Updates for some of our former Big 10 honorees
Karen Cator (2010 & 2011 T&L’s Top 10)
Karen Cator, former Director of the Office of Educational Technology in the U.S. Department of Education, just edged out 150 applicants to snag the position of chief executive at Digital Promise. Her interest in the nonprofit sector guided their work in connecting educators and researchers with entrepreneurs to develop real-world practices for teachers to use technology to enhance their students’ learning potential. Visions she shared in the Department of Education and helped write into the 2010 National Technology Plan are already present at Digital Promise.

Dr. Sugata Mitra (2010 T&L’s Top 10)
From a hole in the wall to a school in the worldwide cloud, education researcher and Newcastle University Educational Technology Professor, Dr. Mitra, is full of innovative ideas about child-driven education. His earlier experiment, where he dug a literal “Hole in the Wall” in an urban slum in Kalkajo, New Delhi, and installed an Internet-connected computer, demonstrated how kids would organically teach themselves and then share their knowledge with peers as they discovered how to work the computer sans instruction, through curiosity and play. Bringing this “minimally invasive education” concept to a larger scale, he made a 2013 TED Prize wish to build a “School in the Cloud”— and won.

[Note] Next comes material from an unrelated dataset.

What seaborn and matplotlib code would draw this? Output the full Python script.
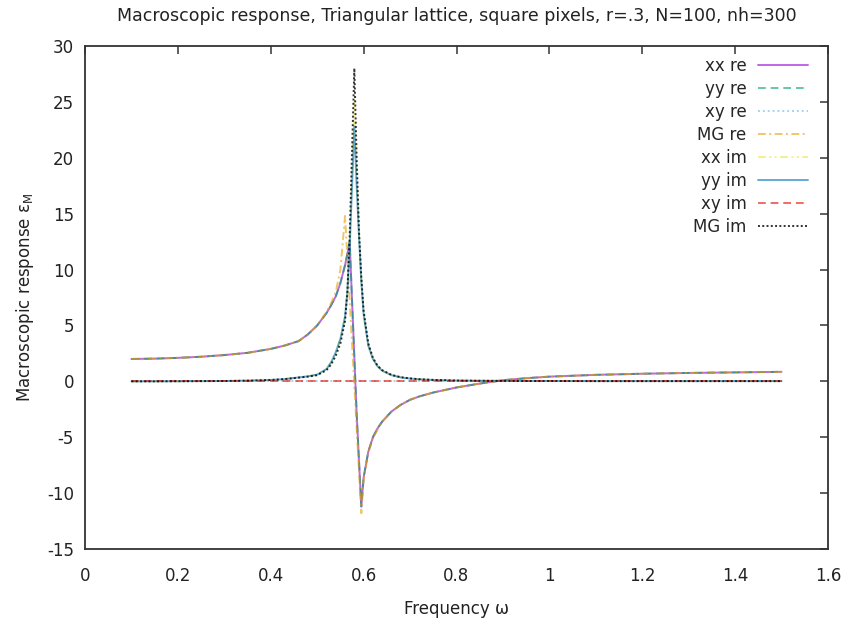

Julia Stiglitz (2011 T&L’s Top 10)
Former Teach For America program director and member of the Global Community Management Team for Google Apps for Education, Stiglitz now sits as Director of Business Development and Partnerships, for Coursera. Stiglitz recently spoke at the GSummit 2013, sharing insights from Coursera. This course now has three million registered users and is a strong top runner in the relatively new field of MOOCs (Massive Open Online Courses). Her presentation focused on the need for progress and what drives user behavior in a lifelong learning context, in her study titled, “Achievement and Progress: The Massive Education Example.”